Following the 2002 civil war, which split the country between the north and south, the constitution was amended to remove the stipulation that both a presidential candidate's parents be Ivorian.
This opened the way for Mr Ouattara to take on President Laurent Gbagbo in November 2010 - in polls the UN peacekeeping mission in the country says he won.
But Mr Gbagbo's supporters reacted with outrage, after years of seeing Mr Ouattara demonised on state media as a foreigner and stooge of France, the former colonial power.
"Ado", as Mr Ouattara is known to his supporters because of his initials, did not start out as a career politician.

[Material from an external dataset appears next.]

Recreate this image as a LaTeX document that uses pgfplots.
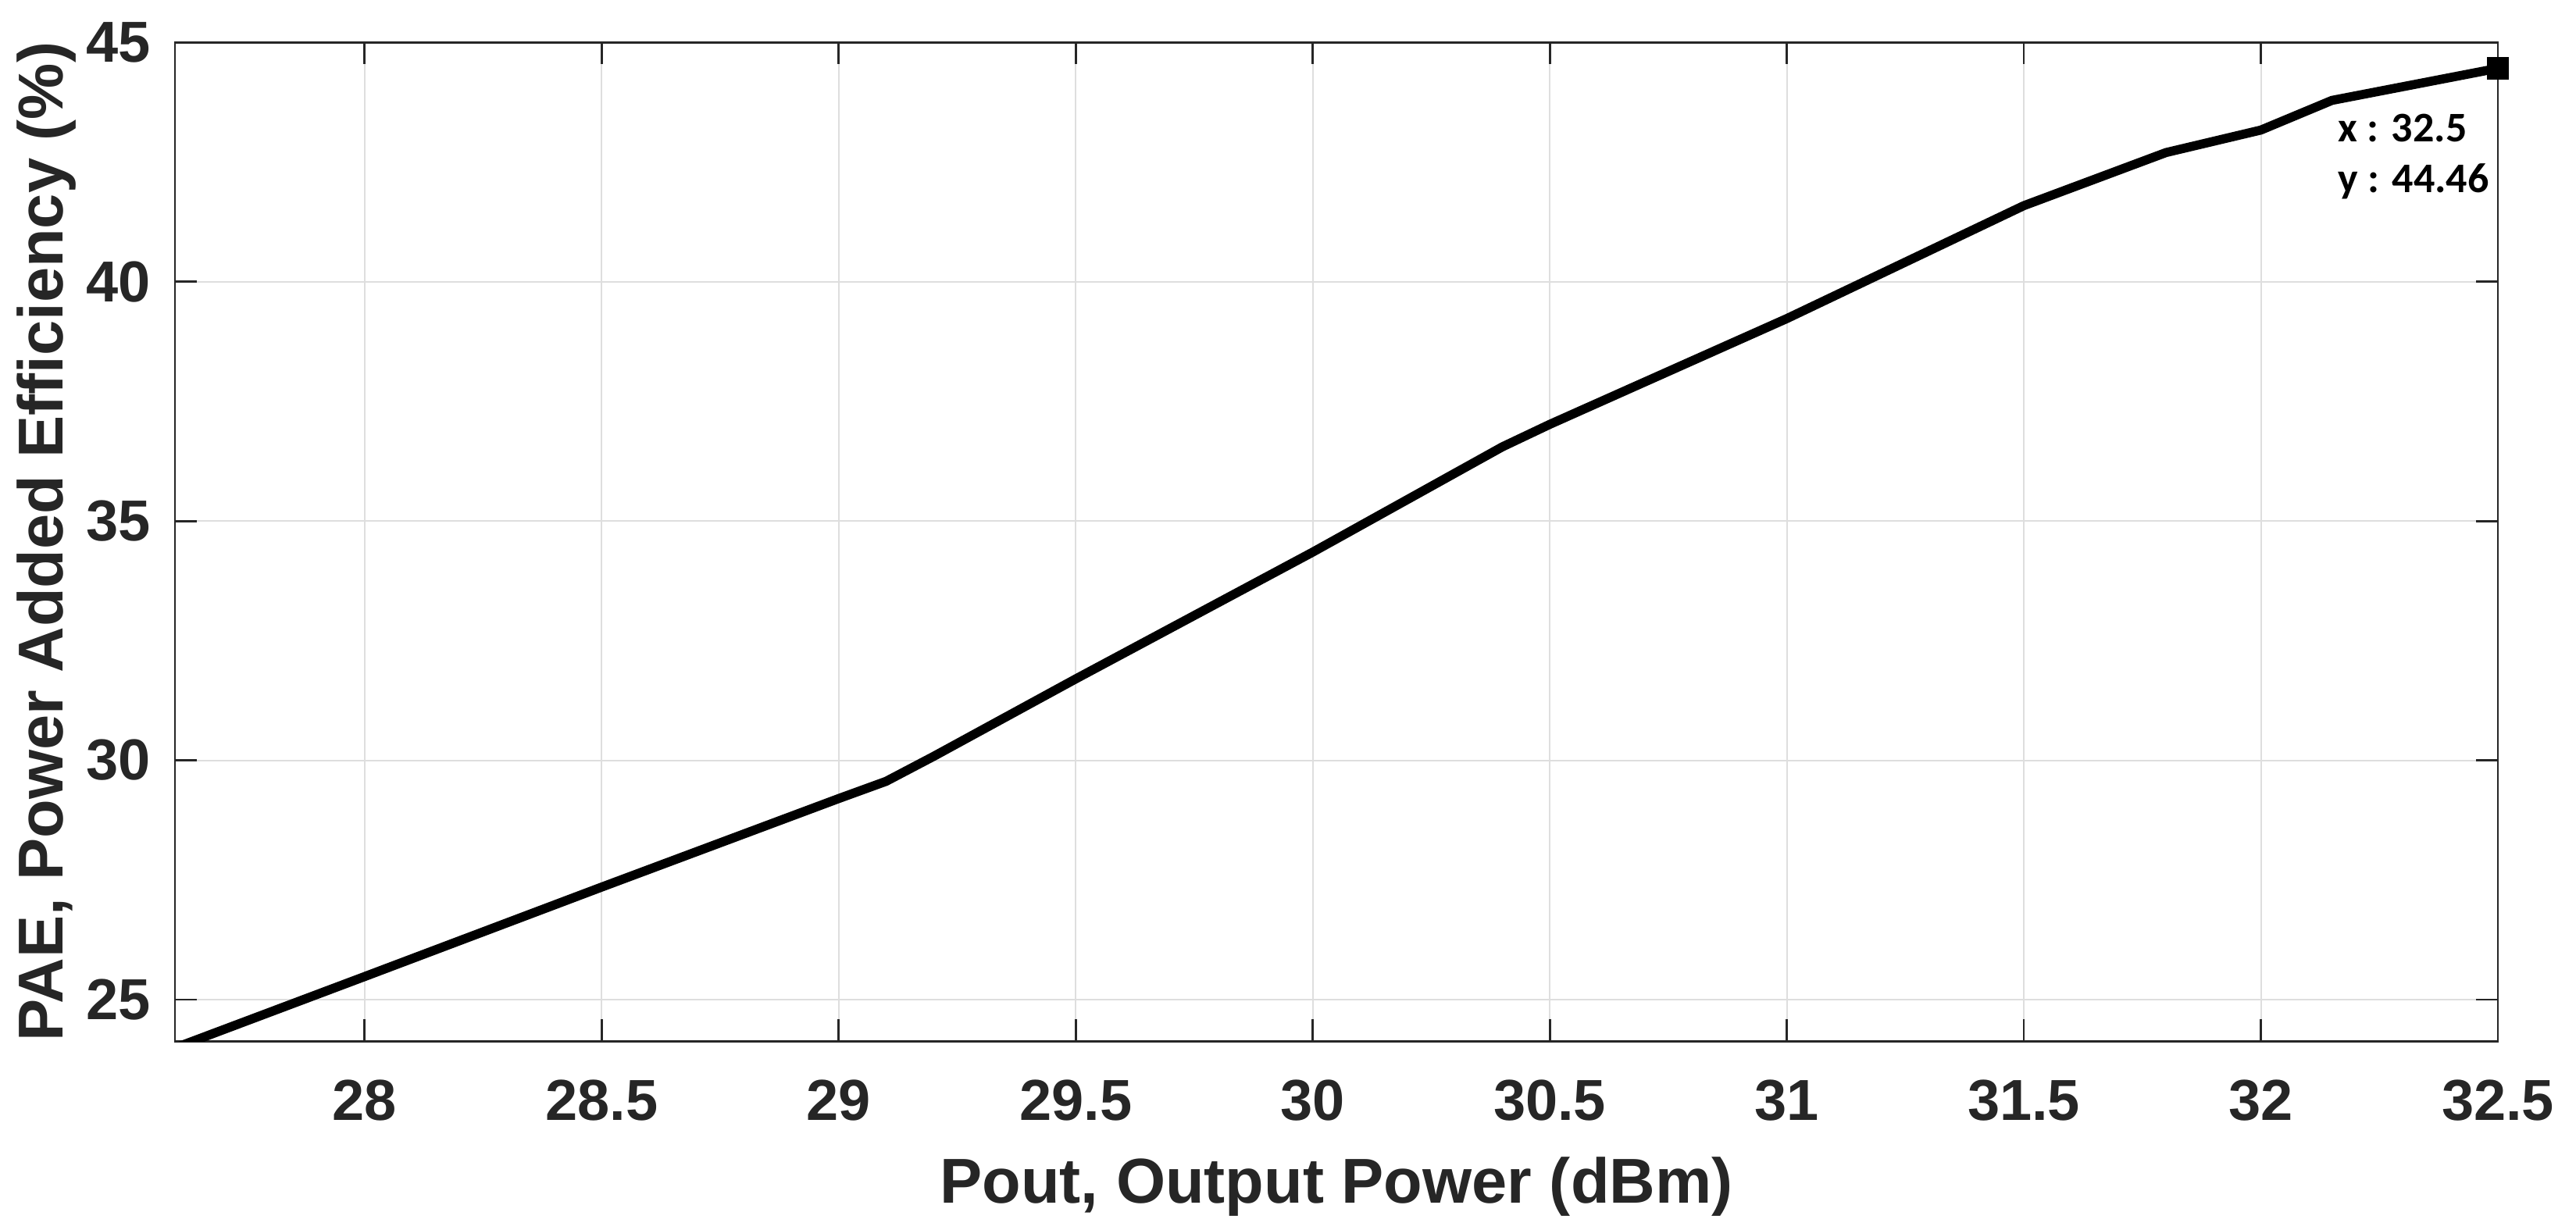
\documentclass[border=0pt]{standalone}
\usepackage{fontspec}
\setmainfont{Liberation Sans}
\newfontfamily\tipfont{Carlito}
\usepackage{pgfplots}
\pgfplotsset{compat=1.18}
\definecolor{axgray}{HTML}{262626}
\definecolor{gridgray}{HTML}{DEDEDE}
\begin{document}
\begin{tikzpicture}
\begin{axis}[
  name=ax,
  scale only axis,
  width=743.5pt, height=319.7pt,
  xmin=27.6, xmax=32.5,
  ymin=24.13, ymax=45,
  xtick={28,28.5,29,29.5,30,30.5,31,31.5,32,32.5},
  ytick={25,30,35,40,45},
  xticklabels={28,28.5,29,29.5,30,30.5,31,31.5,32,32.5},
  grid=major,
  major grid style={gridgray, line width=0.5pt},
  axis line style={axgray, line width=0.7pt},
  tick style={axgray, line width=0.7pt},
  tick align=inside,
  major tick length=7pt,
  /pgf/number format/assume math mode=true,
  tick label style={font=\fontsize{18.5}{20}\selectfont\bfseries, text=axgray},
  xticklabel style={inner sep=0pt, anchor=north, yshift=-12.2pt},
  yticklabel style={inner sep=0pt, anchor=east, xshift=-7.7pt},
  every axis x label/.style={at={(axis description cs:0.5,-0.1617)}, anchor=base},
  every axis y label/.style={at={(axis description cs:-0.0484,0.5)}, rotate=90, anchor=base},
  label style={font=\fontsize{20.3}{22}\selectfont\bfseries, text=axgray},
  xlabel={Pout, Output Power (dBm)},
  ylabel={PAE, Power Added Efficiency (\%)},
]
\addplot[black, line width=2.9pt, line join=round] coordinates {
(27.6,23.99) (28.0,25.48) (28.5,27.35) (29.0,29.20) (29.1,29.56) (29.2,30.08)
(29.5,31.70) (30.0,34.35) (30.4,36.55) (30.5,37.02) (31.0,39.23) (31.5,41.59)
(31.8,42.70) (32.0,43.17) (32.15,43.79) (32.5,44.46)
};
\addplot[only marks, mark=square*, mark size=3.4pt, black] coordinates {(32.5,44.46)};
\node[anchor=base west, inner sep=0pt, font=\tipfont\fontsize{13.5}{15}\selectfont\bfseries] at (axis cs:32.162,42.92) {x : 32.5};
\node[anchor=base west, inner sep=0pt, font=\tipfont\fontsize{13.5}{15}\selectfont\bfseries] at (axis cs:32.162,41.86) {y : 44.46};
\end{axis}
\pgfresetboundingbox
\path[use as bounding box] ([xshift=-56pt,yshift=-60.25pt]ax.south west) rectangle ([xshift=25pt,yshift=13.6pt]ax.north east);
\end{tikzpicture}
\end{document}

The 69-year-old is an economist by training - studying in the United States - and has spent much of his career at the International Monetary Fund - where he rose to be deputy head - and the West African Central Bank.
When Ivory Coast's founding father Felix Houphouet-Boigny called him to help rescue Ivory Coast from economic stagnation, he was seen locally as an international technocrat.
He then had a brief taste of power when he served as prime minister between 1990 and 1993 under Mr Houphouet-Boigny.
After Mr Houphouet-Boigny died in 1993, Henri Konan Bedie succeeded to the presidency and played the nationalist card, exploiting Mr Ouattara's links to neighbouring Burkina Faso to sideline him from presidential contests.
Months of instability sparked by attempts to discredit Mr Ouattara culminated in Ivory Coast's first coup in December 1999, by General Robert Guei.
At first the coup appeared to be good news for Mr Ouattara, and several of his supporters assumed senior positions in the military government.
But it became clear that Gen Guei planned to run for the presidency himself and he began employing similar tactics to Mr Bedie.
Mr Ouattara was excluded from the December 2000 poll but Gen Guei's attempts to rig the outcome were defeated by massive street protests by supporters of Mr Gbagbo - then a veteran opposition leader.
Mr Ouattara may again have hoped that a change of regime would be good news for him but it was not to be.
Like his two predecessors, Mr Gbagbo found it useful to shore up his new position of power by using nationalism to attack his main rival, a Muslim with a French wife.
Xenophobic attacks on Burkinabes in Abidjan by supporters of Mr Gbagbo were a sign of things to come.
After the 2002 uprising, Mr Gbagbo portrayed himself as under attack from foreign powers.
Mr Gbagbo followed similar tactics after December - and some had worried they might prove too nasty for the soft-spoken economist.
But from his blockaded hotel in Abidjan, where he has been since being declared presidential winner in December, he has squeezed Mr Gbagbo financially - cutting off his access to vital cocoa funds and international finance.
The banking system all but collapsed and cocoa beans piled up in warehouses in the country's ports.
He did show a steely side - long calling for military action to oust Mr Gbagbo, before finally unleashing the former rebels, who backed him, from their northern strongholds to sweep down towards the seat of power in Abidjan.
With former rebel leader Guillaume Soro as his prime minister, Ado is set to finally become Ivory Coast's leader after being thwarted for so many years.